We always start with an assessment so we can try identify where the difficulties and problems are and so that we have a baseline of their abilities to use - we can use this at a later stage to compare and recognise improvements.
Therapy involves using play to practice/exercise/teach and improve their difficulties or delays. We try to involve the caregivers as much as possible within the therapy sessions and provide them with ideas and support on how to help their children at home as they are not always able to come to the clinic frequently in between their doctors’ appointments. These therapy sessions all take place at the clinic where the child is seeing their doctor, on the same day as their doctor and medication appointments. Children and caregivers will continue to see us for appointments until their difficulties are resolved and they are confident in their abilities.
Seeking early intervention (as soon as they start experiencing difficulties) is always best for the child!
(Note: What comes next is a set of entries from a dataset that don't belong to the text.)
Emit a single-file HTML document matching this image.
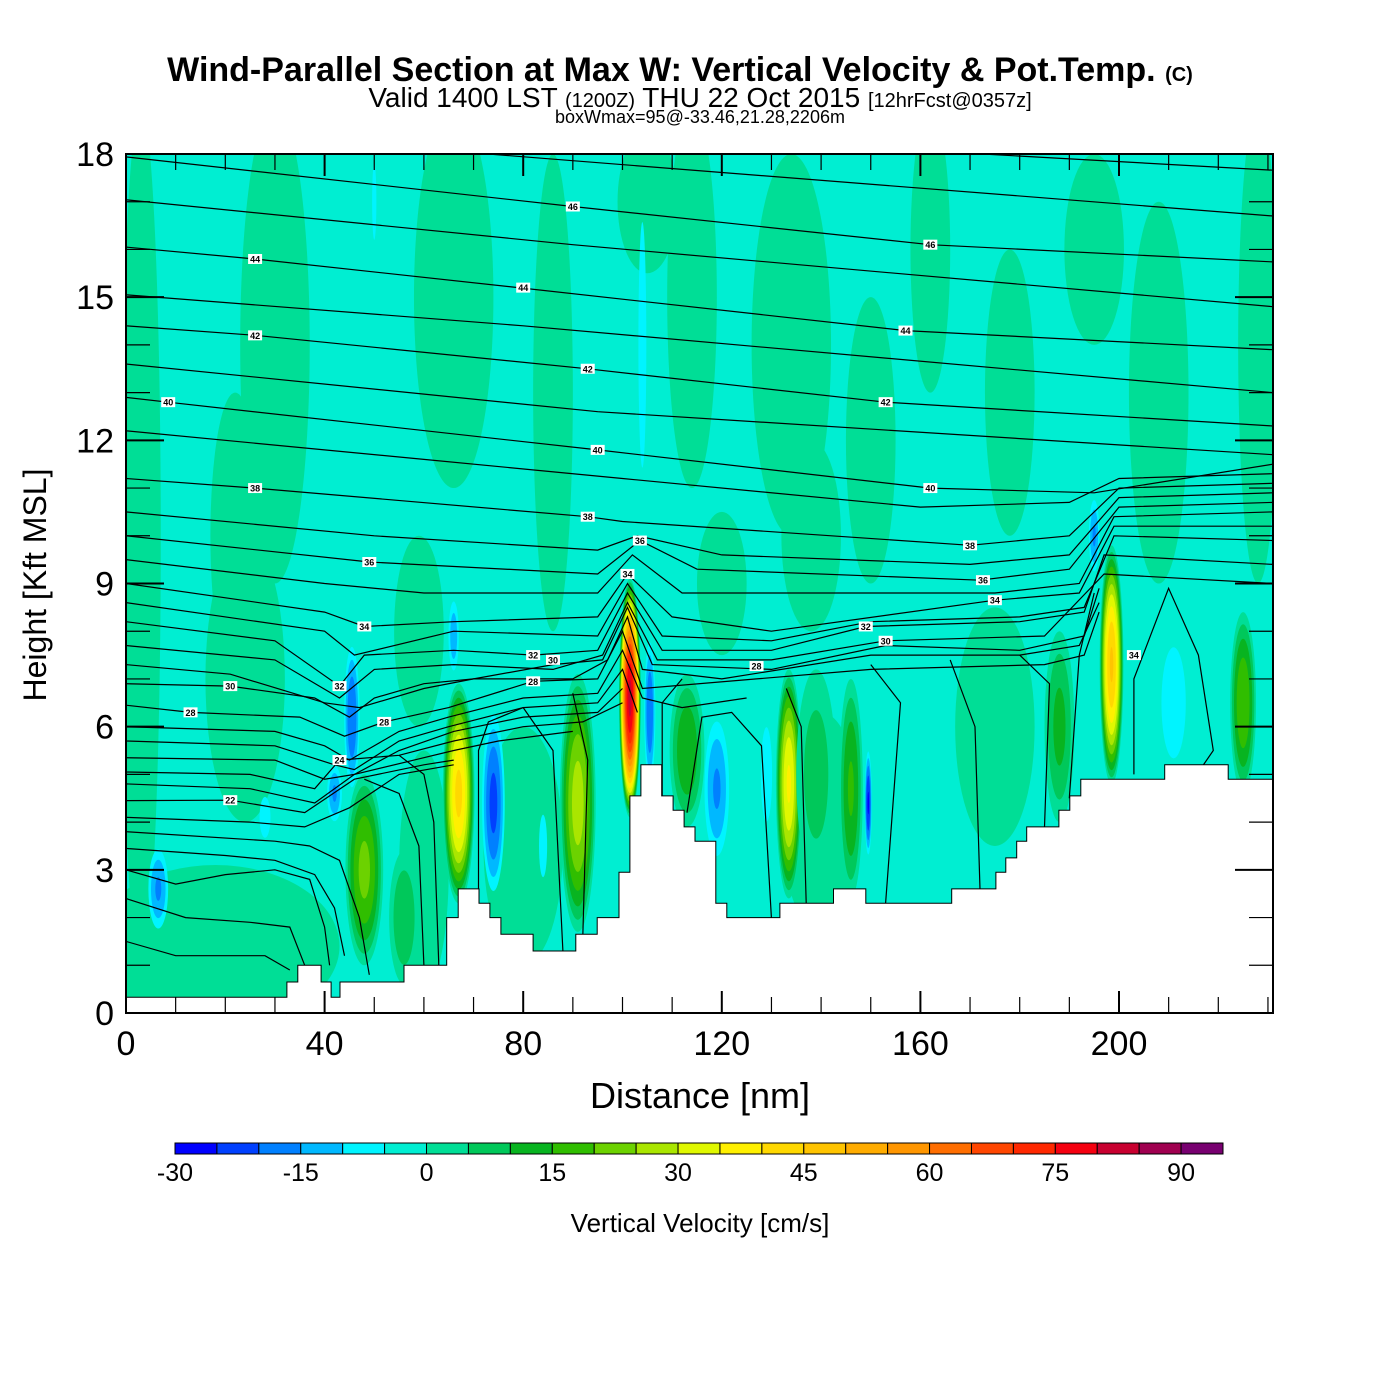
<!DOCTYPE html>
<html><head><meta charset="utf-8"><style>
html,body{margin:0;padding:0;background:#fff;}
svg{display:block;font-family:"Liberation Sans",sans-serif;}
</style></head><body>
<svg id="chart" width="1400" height="1400" viewBox="0 0 1400 1400" xmlns="http://www.w3.org/2000/svg">
<rect x="0" y="0" width="1400" height="1400" fill="#fff"/>
<text x="680" y="81" text-anchor="middle" font-size="34" font-weight="bold">Wind-Parallel Section at Max W: Vertical Velocity &amp; Pot.Temp. <tspan font-size="20">(C)</tspan></text>
<text x="700" y="107" text-anchor="middle" font-size="28">Valid 1400 LST <tspan font-size="20">(1200Z)</tspan> THU 22 Oct 2015 <tspan font-size="20">[12hrFcst@0357z]</tspan></text>
<text x="700" y="123" text-anchor="middle" font-size="18">boxWmax=95@-33.46,21.28,2206m</text>
<defs><clipPath id="plotclip"><rect x="126" y="154" width="1147" height="859"/></clipPath></defs>
<g id="plot" clip-path="url(#plotclip)"></g>
<g id="axes"></g>
<g id="cbar"></g>
<text x="700" y="1108" text-anchor="middle" font-size="36">Distance [nm]</text>
<text transform="translate(46,585) rotate(-90)" text-anchor="middle" font-size="32">Height [Kft MSL]</text>
<text x="700" y="1232" text-anchor="middle" font-size="26">Vertical Velocity [cm/s]</text>
</svg>
<script>
// ---- data ----
const xTicks = [0,40,80,120,160,200];
const yTicks = [0,3,6,9,12,15,18];
const cbarLabels = [-30,-15,0,15,30,45,60,75,90];
const cbarColors = ["#0000FF","#0040FF","#0080FF","#00B8FF","#00F4FF","#00EED2","#00DE96","#00C85A","#08B420","#30BE00","#6CD200","#AAE600","#E0F800","#FFF000","#FFD800","#FFC400","#FFAC00","#FF9600","#FF6E00","#FF4600","#FF2800","#F50010","#C80030","#A00050","#780070"];
// terrain steps: [start nm, height kft]
const terrainSteps = [[0,0.33],[32.4,0.65],[34.6,1.0],[39.3,0.65],[41.3,0.33],[43.1,0.65],[56,1.0],[64.6,2.0],[66.9,2.6],[71.1,2.3],[73.3,2.0],[75.5,1.65],[82,1.3],[90.6,1.65],[94.9,2.0],[99.3,2.95],[101.5,4.55],[103.7,5.2],[107.9,4.55],[110.2,4.25],[112.4,3.9],[114.6,3.6],[118.8,2.3],[121,2.0],[131.7,2.3],[142.5,2.6],[149,2.3],[166.3,2.6],[175.2,2.95],[177.2,3.25],[179.4,3.6],[181.4,3.9],[187.9,4.25],[190.1,4.55],[192.3,4.9],[209.2,5.2],[222,4.9],[231.5,4.9]];
// background patches and cells: [x nm, center kft, half-width nm, half-height kft, peak cm/s]
const patches = [[3,10,4,9,3],[30,14,7,5,3],[22,10,5,3,3],[66,15,8,4,3],[86,13,4,5,3],[114,15,5,4,3],[134,14,8,4,3],[150,12,5,3,3],[162,16,4,3,3],[178,13,5,3,3],[208,13,6,4,3],[228,14,4,5,3],[18,1.4,25,1.7,3],[24,7,8,3,3],[59,8,5,2,3],[120,9,5,1.5,3],[175,6,8,2.5,3],[138,10,6,2,3],[80,3.5,8,2.5,3],[140,4,8,2.3,3],[60,3,5,2.5,3],[105,17,6,1.5,3],[195,16,6,2,3]];
const cells = [[101.5,6.6,2.2,2.5,82],[67,4.6,3.2,2.3,42],[198.5,7.3,2.4,2.5,46],[91,4.4,3.6,2.7,28],[48,3.0,3.8,2.0,22],[133.5,4.8,2.6,2.4,36],[146,4.7,2.4,2.3,16],[113,5.5,3.5,1.6,15],[225,6.5,2.6,1.9,20],[139,5,4,2.2,8],[188,6,3,2,12],[56,2,3,1.4,10],
 [74,4.4,2.6,2.1,-22],[45.5,6.2,1.8,1.7,-20],[42,4.6,1.8,0.7,-16],[105.5,6.3,1.3,1.7,-20],[119,4.7,3,1.7,-16],[149.5,4.4,0.8,1.2,-26],[6.5,2.6,2.4,1.0,-16],[66,7.9,1.3,0.9,-14],[211,6.5,4,1.9,-8],[129,5,1.6,1.4,-10],[195,10,1.3,0.9,-16],[104,14,1.3,4.2,-8],[50,17,0.7,1.3,-8],[28,4.1,1.8,0.7,-8],[84,3.5,2,1.6,-6]];
// potential temperature contours: [nm, kft] points
const thetaLines = [
 [[0,19],[231,17.66]],
 [[0,18.6],[231,16.7]],
 [[0,17.94],[90,16.9],[162,16.1],[231,15.74]],
 [[0,17.04],[90,16.1],[231,14.8]],
 [[0,16.05],[26,15.8],[79,15.2],[157,14.3],[231,13.9]],
 [[0,15.05],[80,14.4],[231,13.0]],
 [[0,14.4],[26,14.2],[93,13.5],[153,12.8],[231,12.3]],
 [[0,13.6],[95,12.6],[231,11.7]],
 [[0,12.9],[8.5,12.8],[95,11.8],[162,11.0],[195,10.9],[231,11.5]],
 [[0,12.2],[60,11.6],[100,11.2],[160,10.6],[190,10.7],[200,11.2],[231,11.3]],
 [[0,11.2],[26,11.0],[93,10.4],[100,10.3],[170,9.8],[190,10.0],[200,11.0],[231,11.1]],
 [[0,10.5],[50,10.0],[95,9.7],[103,10.0],[120,9.6],[170,9.4],[190,9.6],[200,10.8],[231,10.9]],
 [[0,10.0],[49,9.45],[95,9.2],[103.5,9.9],[115,9.3],[172,9.07],[190,9.3],[200,10.6],[231,10.7]],
 [[0,9.5],[40,9.0],[60,8.8],[95,8.8],[102,9.6],[112,8.8],[175,8.8],[192,9.0],[199,10.4],[231,10.5]],
 [[0,9.0],[40,8.4],[48,8.1],[66,8.2],[95,8.3],[101,9.2],[110,8.3],[130,8.0],[175,8.65],[192,8.8],[199,10.2],[231,10.2]],
 [[0,8.6],[40,8.0],[46,7.5],[66,8.0],[95,7.9],[101,9.0],[108,7.9],[130,7.8],[150,8.2],[180,8.3],[193,8.5],[199,10.0],[231,9.9]],
 [[0,8.2],[30,7.8],[43,6.85],[48,7.5],[66,7.6],[82,7.5],[95,7.6],[101,8.8],[108,7.6],[130,7.6],[149,8.1],[180,8.2],[193,8.4],[197,9.6],[231,9.4]],
 [[0,7.7],[30,7.4],[43,6.6],[50,7.2],[66,7.3],[86,7.2],[96,7.5],[101,8.6],[107,7.4],[130,7.4],[153,7.8],[185,7.9],[197,9.2],[231,9.0]],
 [[0,7.3],[21,7.1],[40,6.5],[47,6.4],[60,6.8],[70,7.0],[86,7.3],[96,7.4],[101,8.5],[106,7.3],[130,7.2],[153,7.7],[180,7.6],[193,7.9],[196,8.9]],
 [[0,6.9],[21,6.85],[38,6.6],[45,6.2],[50,6.6],[60,6.9],[70,7.0],[80,7.0],[90,7.0],[97,7.4],[101,8.3],[104,7.2],[120,7.0],[150,7.5],[180,7.5],[192,7.7],[196,8.6]],
 [[0,6.45],[13,6.3],[35,6.2],[44,5.8],[52,6.1],[65,6.4],[82,6.95],[95,7.0],[100,8.0],[104,6.8],[127,7.0],[150,7.2],[185,7.3],[193,7.5],[196,8.4]],
 [[0,6.0],[30,5.9],[40,5.6],[45,5.3],[55,5.9],[65,6.2],[80,6.6],[95,6.7],[100,7.6],[104,6.6],[112,6.4],[125,6.6]],
 [[0,5.7],[30,5.6],[42,5.2],[46,5.1],[55,5.7],[65,6.0],[80,6.4],[95,6.5],[100,7.2],[103,6.3]],
 [[0,5.35],[30,5.3],[40,4.9],[46,5.0],[55,5.5],[66,5.9],[80,6.2],[95,6.3],[100,6.8]],
 [[0,5.05],[25,5.0],[38,4.7],[43,5.3],[55,5.4],[66,5.7],[80,6.0],[92,6.1],[100,6.5]],
 [[0,4.8],[25,4.7],[38,4.4],[46,5.0],[58,5.3],[66,5.5],[75,5.7],[90,5.9]],
 [[0,4.45],[21,4.46],[36,4.2],[46,4.9],[60,5.2],[66,5.3]],
 [[0,4.1],[25,4.0],[36,3.9],[45,4.3],[55,5.0],[66,5.2]],
 [[0,3.8],[30,3.6],[37,3.5],[43,3.2],[47,2.0],[49,0.8]],
 [[0,3.45],[20,3.3],[30,3.2],[38,2.9],[42,2.2],[44,1.2]],
 [[0,3.0],[10,2.7],[20,2.9],[30,3.0],[37,2.8],[40,1.8],[41,1.0]],
 [[0,2.4],[12,2.0],[25,1.9],[33,1.8],[36,1.0]],
 [[0,1.5],[10,1.2],[28,1.2],[33,0.9]],
 [[60,1.0],[59,3.5],[55,4.6],[48,4.9]],
 [[63,1.0],[62,4.0],[60,5.0],[55,5.4]],
 [[71,2.6],[71,5.5],[73,6.1],[80,6.4],[86,5.5],[88,1.3]],
 [[92,1.6],[93,5.3],[90,6.7]],
 [[108,4.5],[108,6.5],[112,7.0]],
 [[113,4.2],[116,6.2],[122,6.3],[128,5.6],[130,2.0]],
 [[137,2.3],[136,6.0],[133,6.8]],
 [[153,2.3],[156,6.5],[150,7.3]],
 [[172,2.6],[171,6.0],[166,7.4]],
 [[185,3.9],[186,6.9],[180,7.5]],
 [[203,5.0],[203,7.0],[210,8.9],[216,7.5],[219,5.5],[215,4.9]],
 [[190,4.5],[192,7.5],[195,8.8]]
];
const labelValues = [46,46,44,44,44,42,42,42,40,40,40,38,38,38,36,36,36,34,34,34,34,32,32,32,30,30,30,28,28,28,28,24,22];
const labelX = [90,162,26,80,157,26,93,153,8.5,95,162,26,93,170,49,103.5,172.6,48,101,175,203,43,82,149,21,86,153,13,52,82,127,43,21];
const labelH = [16.9,16.1,15.8,15.2,14.3,14.2,13.5,12.8,12.8,11.8,11.0,11.0,10.4,9.8,9.45,9.9,9.07,8.1,9.2,8.65,7.5,6.85,7.5,8.1,6.85,7.4,7.8,6.3,6.1,6.95,7.27,5.3,4.46];

// ---- scales ----
const X0=126,X1=1273,Y0=1013,Y1=154;
const pxPerNm=(1119-126)/200, pxPerK=(Y0-Y1)/18;
function xs(nm){return X0+nm*pxPerNm;}
function ys(k){return Y0-k*pxPerK;}
function colorFor(v){let i=Math.floor((v+30)/5);i=Math.max(0,Math.min(24,i));return cbarColors[i];}
const NS="http://www.w3.org/2000/svg";
function mk(tag,attrs,parent){const e=document.createElementNS(NS,tag);for(const k in attrs)e.setAttribute(k,attrs[k]);parent.appendChild(e);return e;}
const plot=document.getElementById('plot'),axes=document.getElementById('axes'),cbar=document.getElementById('cbar');

const bg=mk('rect',{x:X0,y:Y1,width:X1-X0,height:Y0-Y1,fill:colorFor(-1)},plot);



function drawCell(c,name){
  const [cx,cy,rx,ry,p]=c;
  const g=mk('g',{},plot);
  
  
  if(p>0){
    for(let L=0;L<p;L+=5){const s=Math.sqrt(1-L/p);
      mk('ellipse',{cx:xs(cx),cy:ys(cy),rx:rx*pxPerNm*s,ry:ry*pxPerK*s,fill:colorFor(L+0.1)},g);}
  } else {
    for(let L=-5;L>p;L-=5){const s=Math.sqrt(1-L/p);
      mk('ellipse',{cx:xs(cx),cy:ys(cy),rx:rx*pxPerNm*s,ry:ry*pxPerK*s,fill:colorFor(L-0.1)},g);}
  }
}
patches.forEach(c=>drawCell(c,'weak-updraft-patch'));
cells.forEach(c=>drawCell(c,c[4]>0?'updraft-cell':'downdraft-cell'));

thetaLines.forEach(line=>{
  const d=line.map((p,i)=>(i?'L':'M')+xs(p[0]).toFixed(1)+','+ys(p[1]).toFixed(1)).join(' ');
  const e=mk('path',{d:d,fill:'none',stroke:'#000','stroke-width':1.2},plot);
  
  
});

let td='M'+xs(terrainSteps[0][0])+','+Y0;
terrainSteps.forEach((s,i)=>{const nx=i<terrainSteps.length-1?terrainSteps[i+1][0]:240;
  td+=' L'+xs(s[0]).toFixed(1)+','+ys(s[1]).toFixed(1)+' L'+xs(nx).toFixed(1)+','+ys(s[1]).toFixed(1);});
td+=' L'+xs(240)+','+Y0+' Z';
const terr=mk('path',{d:td,fill:'#fff',stroke:'#000','stroke-width':1},plot);



labelValues.forEach((v,i)=>{
  const g=mk('g',{},plot);
  
  
  mk('rect',{x:xs(labelX[i])-7,y:ys(labelH[i])-5,width:14,height:10,fill:'#fff'},g);
  const t=mk('text',{x:xs(labelX[i]),y:ys(labelH[i])+3.5,'text-anchor':'middle','font-size':9,'font-weight':'bold'},g);
  t.textContent=v;
});

const fr=mk('rect',{x:X0,y:Y1,width:X1-X0,height:Y0-Y1,fill:'none',stroke:'#000','stroke-width':2},axes);


for(let k=0;k<=18;k++){
  const L=(k%3===0)?38:24;
  mk('line',{x1:X0,x2:X0+L,y1:ys(k),y2:ys(k),stroke:'#000','stroke-width':k%3===0?2:1.2},axes);
  mk('line',{x1:X1,x2:X1-L,y1:ys(k),y2:ys(k),stroke:'#000','stroke-width':k%3===0?2:1.2},axes);
}
for(let n=0;n<=230;n+=10){
  const L=(n%40===0)?22:16;
  mk('line',{x1:xs(n),x2:xs(n),y1:Y0,y2:Y0-L,stroke:'#000','stroke-width':n%40===0?2:1.2},axes);
  mk('line',{x1:xs(n),x2:xs(n),y1:Y1,y2:Y1+L,stroke:'#000','stroke-width':n%40===0?2:1.2},axes);
}
yTicks.forEach(k=>{const t=mk('text',{x:114,y:ys(k)+12,'text-anchor':'end','font-size':34},axes);
  
  
  t.textContent=k;});
xTicks.forEach(n=>{const t=mk('text',{x:xs(n),y:1055,'text-anchor':'middle','font-size':34},axes);
  
  
  t.textContent=n;});

const cbX=175,cbW=(1223-175)/25;
cbarColors.forEach((c,i)=>{const r=mk('rect',{x:cbX+i*cbW,y:1143,width:cbW,height:11,fill:c,stroke:'#000','stroke-width':1},cbar);
  
  });
cbarLabels.forEach(v=>{const t=mk('text',{x:cbX+(v+30)/5*cbW,y:1181,'text-anchor':'middle','font-size':25},cbar);
  
  
  t.textContent=v;});
</script>
</body></html>
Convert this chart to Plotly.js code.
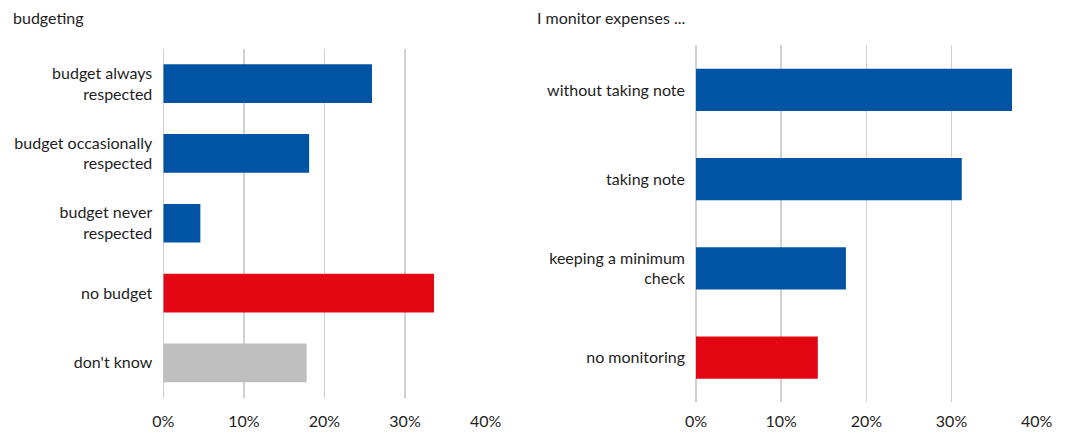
<!DOCTYPE html>
<html>
<head>
<meta charset="utf-8">
<script src="https://cdn.plot.ly/plotly-3.0.1.min.js"></script>
<style>html,body{margin:0;padding:0;background:#fff;}#chart{width:1070px;height:432px;}</style>
</head>
<body>
<div id="chart"></div>
<script>
// Left panel: budgeting
const budgetCategories = ["budget always<br>respected", "budget occasionally<br>respected", "budget never<br>respected", "no budget", "don't know"];
const budgetValues = [0.259, 0.181, 0.046, 0.336, 0.178];
const budgetColors = ["#0054A3", "#0054A3", "#0054A3", "#E30613", "#BFBFBF"];

// Right panel: I monitor expenses ...
const monitorCategories = ["without taking note", "taking note", "keeping a minimum<br>check", "no monitoring"];
const monitorValues = [0.371, 0.312, 0.176, 0.143];
const monitorColors = ["#0054A3", "#0054A3", "#0054A3", "#E30613"];

const xTickVals = [0, 0.1, 0.2, 0.3, 0.4];
const xTickText = ["0%", "10%", "20%", "30%", "40%"];

const titles = ["budgeting", "I monitor expenses ..."];

const W = 1070, H = 432;
const FONT = "Lato, 'Open Sans', sans-serif";
const FS = 16;
const TXT = "#1e1e1e";
const GRID = "#d0d0d0";

const traces = [
  {
    type: "bar", orientation: "h",
    y: budgetCategories, x: budgetValues,
    marker: {color: budgetColors, line: {width: 0}},
    width: 0.555,
    xaxis: "x", yaxis: "y",
    hoverinfo: "skip"
  },
  {
    type: "bar", orientation: "h",
    y: monitorCategories, x: monitorValues,
    marker: {color: monitorColors, line: {width: 0}},
    width: 0.474,
    xaxis: "x2", yaxis: "y2",
    hoverinfo: "skip"
  }
];

function xAxis(d0, d1, anchor, standoff) {
  return {
    domain: [d0 / W, d1 / W], anchor: anchor,
    range: [0, 0.4], fixedrange: true,
    tickvals: xTickVals, ticktext: xTickText,
    showgrid: true, gridcolor: GRID, gridwidth: 1.5,
    zeroline: true, zerolinecolor: GRID, zerolinewidth: 1.5,
    showline: false, ticks: "",
    ticklabelstandoff: standoff,
    tickfont: {family: FONT, size: FS, color: TXT}
  };
}
function yAxis(top, bottom, anchor, cats) {
  return {
    domain: [(H - bottom) / H, (H - top) / H], anchor: anchor,
    type: "category", categoryorder: "array", categoryarray: cats,
    autorange: "reversed", fixedrange: true,
    showgrid: false, zeroline: false, showline: false, ticks: "",
    ticklabelstandoff: 10,
    tickfont: {family: FONT, size: FS, color: TXT}
  };
}

const layout = {
  width: W, height: H,
  margin: {l: 0, r: 0, t: 0, b: 0},
  paper_bgcolor: "#fff", plot_bgcolor: "#fff",
  showlegend: false,
  font: {family: FONT, size: FS, color: TXT},
  xaxis: xAxis(163.3, 485.6, "y", 12),
  yaxis: yAxis(48.8, 397.7, "x", budgetCategories),
  xaxis2: xAxis(696, 1036.7, "y2", 8),
  yaxis2: yAxis(45.4, 402.1, "x2", monitorCategories),
  annotations: [
    {text: titles[0], xref: "paper", yref: "paper", x: 11 / W, y: 1 - 17.5 / H,
     xanchor: "left", yanchor: "middle", showarrow: false,
     font: {family: FONT, size: FS, color: TXT}},
    {text: titles[1], xref: "paper", yref: "paper", x: 535 / W, y: 1 - 17.5 / H,
     xanchor: "left", yanchor: "middle", showarrow: false,
     font: {family: FONT, size: FS, color: TXT}}
  ]
};

Plotly.newPlot("chart", traces, layout, {displayModeBar: false, staticPlot: true});
</script>
</body>
</html>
If there is a delay referring to therapy the difficulties are often more difficult to help resolve and could cause other problems.
One case that comes to mind:
I was referred a little girl at one of the clinics, who was 2yrs8mo old. She was born 1 month premature, weighing 1.62kg and tested positive for HIV after birth. Unfortunately, her family did not attend follow-up appointments and defaulted her medication, they were in struggling with a very poor socioeconomic situation at home. She now had pulmonary TB and malnutrition. My initial assessment placed her at a 1-year old level – she was not walking or talking yet, a delay of about 18months across all developmental areas. She was also extremely traumatised and would cry through her entire clinic visit, she would not let me come near her, even to give her a toy.
I was able to show her parents how to stimulate her development without having to buy toys. We worked slowly for her to gain my trust and eventually she stopped crying and started to play more in therapy sessions, all the while her parents were playing with her at home based on the guidance given. She started walking 4 months after I first saw them. She also started speech therapy which has helped her communication to catch up. She is now 5yrs old, I still see her for monthly sessions - she has continued to improve. Unfortunately, we think she will always be behind her age group in some developmental areas and she is being seen by specialists to help provide appropriate support. Her parents understand her health condition better and are committed to care for her.
This story highlights a couple things:
- the significant importance of home stimulation in a child’s development and the difference it makes when the caregivers are encouraged and recognise their responsibilities,
- this is also a great example of the multi-disciplinary team at work to provide holistic care to save and improve a child’s (and their family’s) life – without the counselling from HOPE’s community workers, doctor’s care, nutritional advice and support from the dietician and occupational and speech therapist intervention, she would not be where she is today.